#### Direction
Copy everything from the line with "What React, TypeScript" down to the line with "const WINDOW_LINE_TEMP = 250;", inclusive of both, exactly as written; leave out all pictures.

===== Data entries

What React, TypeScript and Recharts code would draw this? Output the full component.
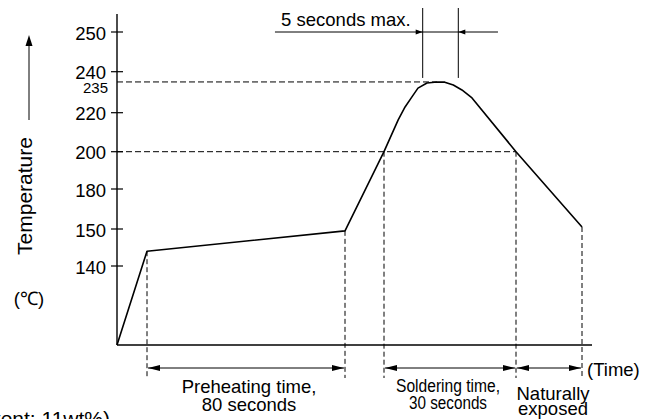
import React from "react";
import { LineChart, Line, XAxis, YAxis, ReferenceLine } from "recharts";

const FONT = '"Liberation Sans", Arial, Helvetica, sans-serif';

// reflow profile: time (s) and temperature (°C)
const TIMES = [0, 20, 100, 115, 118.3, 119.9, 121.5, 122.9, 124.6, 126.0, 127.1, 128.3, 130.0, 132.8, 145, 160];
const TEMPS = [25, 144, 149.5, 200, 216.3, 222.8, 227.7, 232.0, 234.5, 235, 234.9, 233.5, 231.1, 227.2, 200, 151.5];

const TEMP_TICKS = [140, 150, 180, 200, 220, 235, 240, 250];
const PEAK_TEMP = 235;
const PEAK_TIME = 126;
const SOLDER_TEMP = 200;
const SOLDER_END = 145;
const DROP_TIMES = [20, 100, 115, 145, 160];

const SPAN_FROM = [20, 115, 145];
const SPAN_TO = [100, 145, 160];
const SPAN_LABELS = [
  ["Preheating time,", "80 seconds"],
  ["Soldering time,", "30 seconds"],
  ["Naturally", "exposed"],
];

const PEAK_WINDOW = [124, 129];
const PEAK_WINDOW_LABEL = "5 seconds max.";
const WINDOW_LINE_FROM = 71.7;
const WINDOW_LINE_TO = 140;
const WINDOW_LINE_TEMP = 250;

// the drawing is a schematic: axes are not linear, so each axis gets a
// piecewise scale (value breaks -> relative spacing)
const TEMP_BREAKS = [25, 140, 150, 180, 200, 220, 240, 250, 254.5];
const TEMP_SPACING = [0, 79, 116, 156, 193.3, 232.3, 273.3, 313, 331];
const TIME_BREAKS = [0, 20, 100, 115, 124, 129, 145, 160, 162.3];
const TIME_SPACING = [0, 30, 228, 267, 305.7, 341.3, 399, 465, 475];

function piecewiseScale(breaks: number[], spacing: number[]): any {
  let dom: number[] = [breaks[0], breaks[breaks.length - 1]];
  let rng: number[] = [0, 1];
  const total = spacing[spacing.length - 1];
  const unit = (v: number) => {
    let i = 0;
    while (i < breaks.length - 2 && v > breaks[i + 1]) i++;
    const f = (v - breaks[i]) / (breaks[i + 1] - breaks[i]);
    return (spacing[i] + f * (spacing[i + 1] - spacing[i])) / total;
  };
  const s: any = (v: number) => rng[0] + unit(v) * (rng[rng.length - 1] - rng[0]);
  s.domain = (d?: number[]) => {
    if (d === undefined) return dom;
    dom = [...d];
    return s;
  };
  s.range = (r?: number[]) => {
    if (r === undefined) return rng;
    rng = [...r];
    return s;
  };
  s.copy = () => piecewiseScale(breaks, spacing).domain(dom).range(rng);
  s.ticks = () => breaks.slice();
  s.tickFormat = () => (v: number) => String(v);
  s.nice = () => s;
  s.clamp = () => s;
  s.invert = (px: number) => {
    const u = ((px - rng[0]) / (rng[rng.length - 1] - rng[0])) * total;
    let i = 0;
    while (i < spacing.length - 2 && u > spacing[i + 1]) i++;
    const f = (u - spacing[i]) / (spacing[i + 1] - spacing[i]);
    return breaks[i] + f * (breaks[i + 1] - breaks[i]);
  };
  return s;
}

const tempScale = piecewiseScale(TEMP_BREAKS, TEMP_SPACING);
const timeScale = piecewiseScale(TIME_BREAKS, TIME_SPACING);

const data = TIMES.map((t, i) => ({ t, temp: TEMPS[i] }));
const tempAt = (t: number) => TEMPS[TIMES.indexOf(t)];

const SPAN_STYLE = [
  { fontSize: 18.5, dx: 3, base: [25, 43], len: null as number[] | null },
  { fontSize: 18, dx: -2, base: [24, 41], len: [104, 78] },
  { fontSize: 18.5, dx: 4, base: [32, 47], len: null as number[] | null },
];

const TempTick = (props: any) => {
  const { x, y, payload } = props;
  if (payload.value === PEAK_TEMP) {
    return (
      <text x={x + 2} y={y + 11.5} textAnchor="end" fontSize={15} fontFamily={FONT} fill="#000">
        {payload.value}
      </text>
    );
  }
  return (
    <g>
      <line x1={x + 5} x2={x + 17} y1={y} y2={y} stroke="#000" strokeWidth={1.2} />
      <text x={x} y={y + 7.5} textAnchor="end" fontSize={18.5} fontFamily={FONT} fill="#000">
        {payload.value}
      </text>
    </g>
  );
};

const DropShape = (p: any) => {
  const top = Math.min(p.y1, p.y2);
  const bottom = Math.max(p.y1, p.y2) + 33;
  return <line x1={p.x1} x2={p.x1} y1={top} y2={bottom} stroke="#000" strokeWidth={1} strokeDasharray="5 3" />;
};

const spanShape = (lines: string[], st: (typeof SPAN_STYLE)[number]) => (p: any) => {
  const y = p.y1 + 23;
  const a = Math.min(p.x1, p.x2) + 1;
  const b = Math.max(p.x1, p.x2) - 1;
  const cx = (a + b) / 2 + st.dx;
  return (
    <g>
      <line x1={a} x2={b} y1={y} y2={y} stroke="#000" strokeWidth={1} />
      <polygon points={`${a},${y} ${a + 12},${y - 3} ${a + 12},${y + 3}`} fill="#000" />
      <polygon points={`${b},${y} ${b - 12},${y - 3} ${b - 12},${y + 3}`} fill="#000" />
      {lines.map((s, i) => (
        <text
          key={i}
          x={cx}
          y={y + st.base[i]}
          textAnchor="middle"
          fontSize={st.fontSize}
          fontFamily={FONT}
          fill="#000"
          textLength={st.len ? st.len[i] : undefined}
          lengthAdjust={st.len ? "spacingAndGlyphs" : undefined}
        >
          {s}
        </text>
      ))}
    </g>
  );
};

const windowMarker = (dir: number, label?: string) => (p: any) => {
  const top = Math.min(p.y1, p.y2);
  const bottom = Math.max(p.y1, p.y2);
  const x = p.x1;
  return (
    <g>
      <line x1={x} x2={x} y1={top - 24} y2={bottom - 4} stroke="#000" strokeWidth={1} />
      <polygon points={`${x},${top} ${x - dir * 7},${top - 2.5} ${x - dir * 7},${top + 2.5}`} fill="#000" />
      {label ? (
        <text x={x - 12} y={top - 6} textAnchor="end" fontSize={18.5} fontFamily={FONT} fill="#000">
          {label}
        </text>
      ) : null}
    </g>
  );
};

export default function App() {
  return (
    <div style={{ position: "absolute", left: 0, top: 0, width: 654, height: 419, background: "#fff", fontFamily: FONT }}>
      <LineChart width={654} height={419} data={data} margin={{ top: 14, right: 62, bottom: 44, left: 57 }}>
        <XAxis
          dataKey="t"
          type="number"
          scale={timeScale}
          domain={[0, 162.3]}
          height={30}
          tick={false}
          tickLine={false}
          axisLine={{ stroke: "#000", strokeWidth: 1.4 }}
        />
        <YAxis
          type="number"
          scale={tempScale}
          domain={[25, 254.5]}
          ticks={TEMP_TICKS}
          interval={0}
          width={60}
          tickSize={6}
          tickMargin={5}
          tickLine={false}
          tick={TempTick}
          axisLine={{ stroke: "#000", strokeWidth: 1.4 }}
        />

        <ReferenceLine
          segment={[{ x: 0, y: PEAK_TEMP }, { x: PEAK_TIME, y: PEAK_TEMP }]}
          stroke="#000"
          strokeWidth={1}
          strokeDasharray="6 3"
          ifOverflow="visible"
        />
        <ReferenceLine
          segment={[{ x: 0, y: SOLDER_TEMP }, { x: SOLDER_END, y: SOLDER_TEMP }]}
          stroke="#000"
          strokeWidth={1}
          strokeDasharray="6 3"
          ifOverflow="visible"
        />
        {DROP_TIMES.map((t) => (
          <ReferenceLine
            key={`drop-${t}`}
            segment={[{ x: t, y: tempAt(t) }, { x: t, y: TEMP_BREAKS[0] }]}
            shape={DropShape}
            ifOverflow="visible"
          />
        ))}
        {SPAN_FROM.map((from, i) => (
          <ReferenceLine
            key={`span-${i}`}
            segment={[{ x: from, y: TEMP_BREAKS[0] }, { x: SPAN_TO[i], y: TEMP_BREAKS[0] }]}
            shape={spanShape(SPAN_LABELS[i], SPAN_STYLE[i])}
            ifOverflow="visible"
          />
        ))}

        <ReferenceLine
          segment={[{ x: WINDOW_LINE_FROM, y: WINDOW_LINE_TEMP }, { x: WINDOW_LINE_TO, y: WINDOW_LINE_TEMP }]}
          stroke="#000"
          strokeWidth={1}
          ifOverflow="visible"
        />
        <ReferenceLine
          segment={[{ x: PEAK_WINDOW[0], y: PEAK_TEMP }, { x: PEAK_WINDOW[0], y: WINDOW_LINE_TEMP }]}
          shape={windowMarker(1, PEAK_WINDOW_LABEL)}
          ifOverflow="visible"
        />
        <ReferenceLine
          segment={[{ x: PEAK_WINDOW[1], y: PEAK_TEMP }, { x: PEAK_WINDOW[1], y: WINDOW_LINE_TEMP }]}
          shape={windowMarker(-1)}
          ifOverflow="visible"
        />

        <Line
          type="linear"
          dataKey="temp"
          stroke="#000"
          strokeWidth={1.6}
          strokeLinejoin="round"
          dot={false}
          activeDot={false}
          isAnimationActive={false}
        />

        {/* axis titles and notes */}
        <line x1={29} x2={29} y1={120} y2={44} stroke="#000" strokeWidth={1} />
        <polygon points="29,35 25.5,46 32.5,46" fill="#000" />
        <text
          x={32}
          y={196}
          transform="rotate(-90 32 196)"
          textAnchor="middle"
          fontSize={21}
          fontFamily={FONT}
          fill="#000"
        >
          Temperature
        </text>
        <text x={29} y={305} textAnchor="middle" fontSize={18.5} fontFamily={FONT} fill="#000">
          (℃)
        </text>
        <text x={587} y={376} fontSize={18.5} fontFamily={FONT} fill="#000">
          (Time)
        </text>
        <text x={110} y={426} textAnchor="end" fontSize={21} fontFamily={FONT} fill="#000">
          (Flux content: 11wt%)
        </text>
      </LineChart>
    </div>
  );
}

==========
===== Data entries

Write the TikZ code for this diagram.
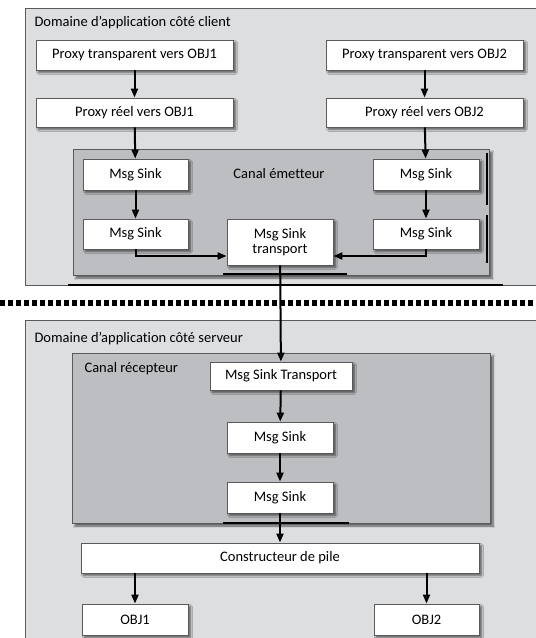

==========

#### Complete output
What React, TypeScript and Recharts code would draw this? Output the full component.
import React from "react";
import { LineChart, Line, XAxis, YAxis, ReferenceLine } from "recharts";

const FONT = '"Liberation Sans", Arial, Helvetica, sans-serif';

// reflow profile: time (s) and temperature (°C)
const TIMES = [0, 20, 100, 115, 118.3, 119.9, 121.5, 122.9, 124.6, 126.0, 127.1, 128.3, 130.0, 132.8, 145, 160];
const TEMPS = [25, 144, 149.5, 200, 216.3, 222.8, 227.7, 232.0, 234.5, 235, 234.9, 233.5, 231.1, 227.2, 200, 151.5];

const TEMP_TICKS = [140, 150, 180, 200, 220, 235, 240, 250];
const PEAK_TEMP = 235;
const PEAK_TIME = 126;
const SOLDER_TEMP = 200;
const SOLDER_END = 145;
const DROP_TIMES = [20, 100, 115, 145, 160];

const SPAN_FROM = [20, 115, 145];
const SPAN_TO = [100, 145, 160];
const SPAN_LABELS = [
  ["Preheating time,", "80 seconds"],
  ["Soldering time,", "30 seconds"],
  ["Naturally", "exposed"],
];

const PEAK_WINDOW = [124, 129];
const PEAK_WINDOW_LABEL = "5 seconds max.";
const WINDOW_LINE_FROM = 71.7;
const WINDOW_LINE_TO = 140;
const WINDOW_LINE_TEMP = 250;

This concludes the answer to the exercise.